Proposed Staffing Norms Are A Hurdle for Majority of Nursing Homes
New Staffing Proposals Leave Many Nursing Homes Scrambling
By: Catie Hillard
September 27, 2023 – Recent data from a KFF brief shines a spotlight on a rather startling fact – only 19% of nursing homes are in line with the new staffing standards proposed for long-term care facilities.
Earlier this month, the CMS unveiled a potentially game-changing rule. It’s packed with three main staffing requirements for nursing homes that accept Medicare and Medicaid patients. The proposed standards dictate that each resident needs to be provided a minimum of 0.55 hours of daily care from a registered nurse (RN), with an additional 2.45 hours from a nursing aide. That’s not all – nursing homes are expected to have an RN present 24/7 and should also regularly perform in-depth facility evaluations concerning staffing.
To dive deep into how the industry fares in the light of these propositions, KFF analyzed data on almost 15,000 nursing establishments. And the verdict? A staggering 81% of them would need to boost their staff to make the cut.
Breaking it down further, about 52% of these nursing homes do hit the mark for the proposed RN hours per resident. But when it comes to nurse aides, only 28% stand compliant. The business model appears to have a say in this too. Most profit-driven nursing homes would need to ramp up their hiring, in contrast to 60% of their counterparts in the government and non-profit arenas.
And here’s where it gets even more intriguing: the geographical spread. Take Louisiana, for instance, where the compliance is almost zero. However, head north to Alaska, and every single nursing facility meets the benchmark. Across over half of the states, less than a quarter of facilities stand compliant. And while 16 states see compliance rates between 25% and 49%, only six states boast over 50% of nursing homes meeting the standards.
Now, what causes these variations? “Variation across the states is likely to reflect many factors, including what percentage of facilities are for-profit, the availability of RNs and nurse aides in the state, and state requirements regarding minimum staffing levels,” the brief noted.
While debating on these standards, CMS brought another factor into the mix: whether nursing homes should maintain a daily staffing level of 3.48 hours for every resident. Factoring in the 0.55 hours from RNs and the 2.45 hours from nursing aides, the final 0.48 hours could be covered by any nursing staff member. Surprisingly, the numbers don’t differ much with this alternative, with only 18.9% of homes meeting this mark.
CMS also contemplated a case-mix adjustment, focusing on facilities with residents requiring more intensive care. If executed, a meager 0.3% (or 38 facilities) would be compliant with the requirements for RNs and nursing aides.

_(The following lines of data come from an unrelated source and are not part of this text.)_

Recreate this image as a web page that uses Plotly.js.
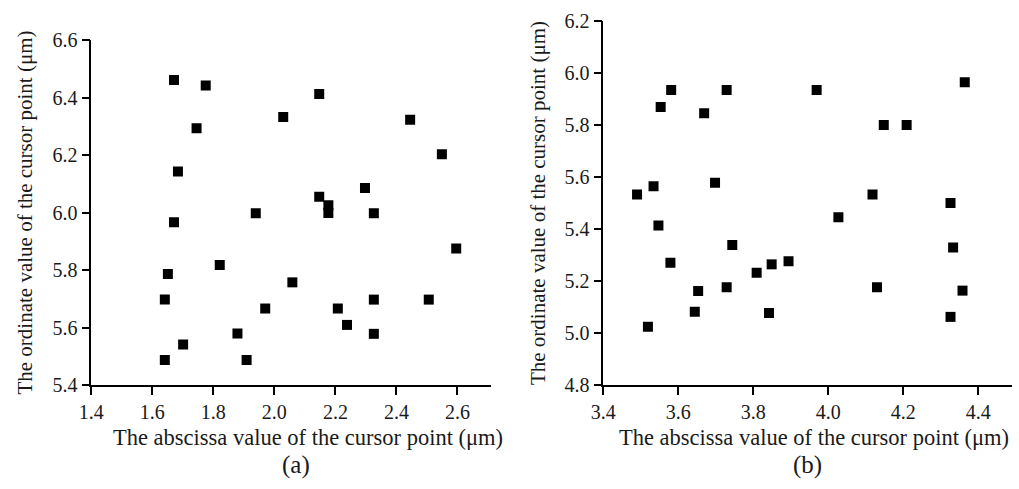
<!DOCTYPE html>
<html>
<head>
<meta charset="utf-8">
<script src="https://cdn.plot.ly/plotly-3.0.1.min.js"></script>
<style>html,body{margin:0;padding:0;background:#fff;}#chart{width:1019px;height:489px;}</style>
</head>
<body>
<div id="chart"></div>
<script>
// Panel (a)
const xA = [1.671, 1.775, 2.147, 2.029, 2.445, 1.745, 2.549, 1.684, 2.297, 2.147, 2.177, 2.177, 1.939, 2.326, 1.671, 2.596, 1.821, 1.651, 2.059, 1.641, 2.326, 2.506, 1.970, 2.208, 2.238, 1.879, 2.326, 1.701, 1.641, 1.909];
const yA = [6.461, 6.442, 6.412, 6.332, 6.323, 6.293, 6.203, 6.143, 6.085, 6.055, 6.025, 5.998, 5.997, 5.997, 5.966, 5.875, 5.817, 5.786, 5.757, 5.697, 5.697, 5.697, 5.666, 5.666, 5.609, 5.579, 5.578, 5.541, 5.487, 5.487];
// Panel (b)
const xB = [3.490, 3.534, 3.547, 3.553, 3.581, 3.669, 3.698, 3.729, 3.744, 3.969, 4.027, 4.118, 4.148, 4.209, 4.326, 4.364, 4.333, 3.579, 3.653, 3.644, 3.729, 3.809, 3.849, 3.894, 3.842, 3.519, 4.130, 4.358, 4.326];
const yB = [5.533, 5.564, 5.413, 5.869, 5.935, 5.845, 5.578, 5.935, 5.338, 5.935, 5.445, 5.533, 5.800, 5.800, 5.500, 5.964, 5.329, 5.270, 5.162, 5.082, 5.176, 5.232, 5.264, 5.276, 5.077, 5.024, 5.176, 5.163, 5.062];

const xTitle = 'The abscissa value of the cursor point (μm)';
const yTitle = 'The ordinate value of the cursor point (μm)';
const panelLabels = ['(a)', '(b)'];

const W = 1019, H = 489;
const fontFam = '"Liberation Serif", "Times New Roman", serif';
const txt = '#1a1a1a';

const marker = {symbol: 'square', size: 10, color: '#000'};
const traces = [
  {x: xA, y: yA, type: 'scatter', mode: 'markers', marker: marker, xaxis: 'x', yaxis: 'y', hoverinfo: 'x+y'},
  {x: xB, y: yB, type: 'scatter', mode: 'markers', marker: marker, xaxis: 'x2', yaxis: 'y2', hoverinfo: 'x+y'}
];

function ax(extra) {
  return Object.assign({
    showline: true, linecolor: '#000', linewidth: 1.5,
    ticks: 'outside', ticklen: 8, tickwidth: 1.5, tickcolor: '#000',
    showgrid: false, zeroline: false, tickformat: '.1f', dtick: 0.2,
    tickfont: {family: fontFam, size: 20, color: txt},
    fixedrange: true
  }, extra);
}
const xtf = {family: fontFam, size: 22.5, color: txt};
const ytf = {family: fontFam, size: 21, color: txt};

function label(text, x, y, font) {
  return {text: text, xref: 'paper', yref: 'paper', x: x / W, y: (H - y) / H,
    xanchor: 'center', yanchor: 'middle', showarrow: false, font: font};
}

const layout = {
  width: W, height: H,
  margin: {l: 0, r: 0, t: 0, b: 0},
  paper_bgcolor: '#fff', plot_bgcolor: '#fff',
  showlegend: false,
  font: {family: fontFam, color: txt},
  xaxis: ax({domain: [91.3 / W, 491 / W], range: [1.4, 2.71], tick0: 1.4, anchor: 'y'}),
  yaxis: ax({domain: [104 / H, 449 / H], range: [5.4, 6.6], tick0: 5.4, anchor: 'x',
    title: {text: yTitle, font: ytf, standoff: 14}}),
  xaxis2: ax({domain: [603.3 / W, 1012 / W], range: [3.4, 4.49], tick0: 3.4, anchor: 'y2'}),
  yaxis2: ax({domain: [104 / H, 468 / H], range: [4.8, 6.2], tick0: 4.8, anchor: 'x2',
    title: {text: yTitle, font: ytf, standoff: 13}}),
  annotations: [
    label(xTitle, 308, 437, xtf),
    label(xTitle, 814, 437, xtf),
    label(panelLabels[0], 296, 465, {family: fontFam, size: 25, color: txt}),
    label(panelLabels[1], 807, 465, {family: fontFam, size: 25, color: txt})
  ]
};

Plotly.newPlot('chart', traces, layout, {displayModeBar: false, staticPlot: false});
</script>
</body>
</html>
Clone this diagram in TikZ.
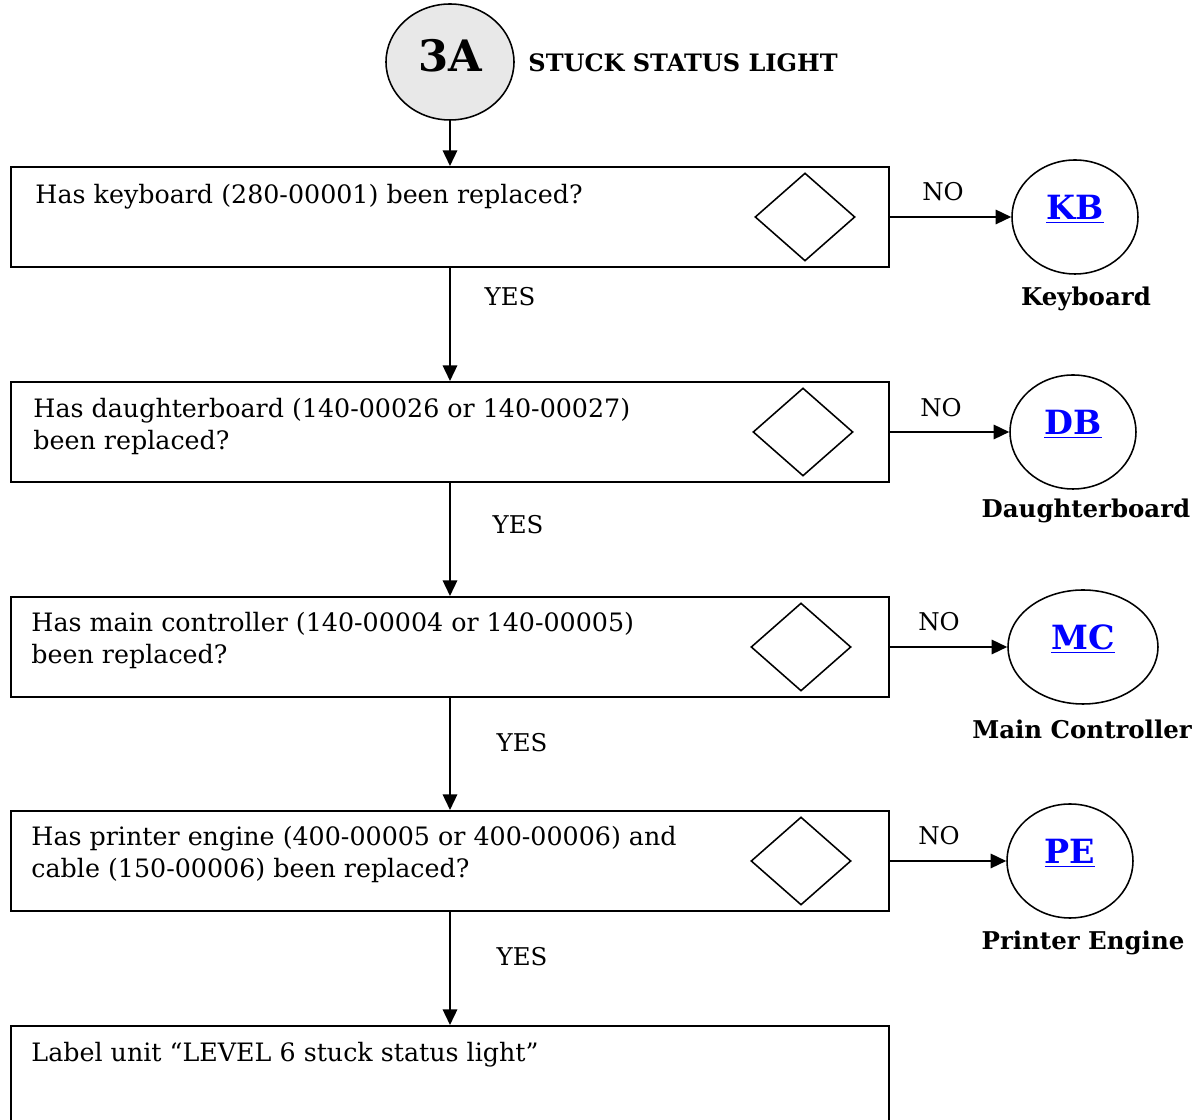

But here’s the real issue. Should these proposed rules get the green light, the nursing home sector could be up for a challenging time, especially with the ongoing staff crunch. The associated costs will spike, with estimates hinting at an extra $40 billion in a decade post-rule implementation. And who’s going to foot this hefty bill? Health plans and, more importantly, the residents might be the ones bearing the brunt.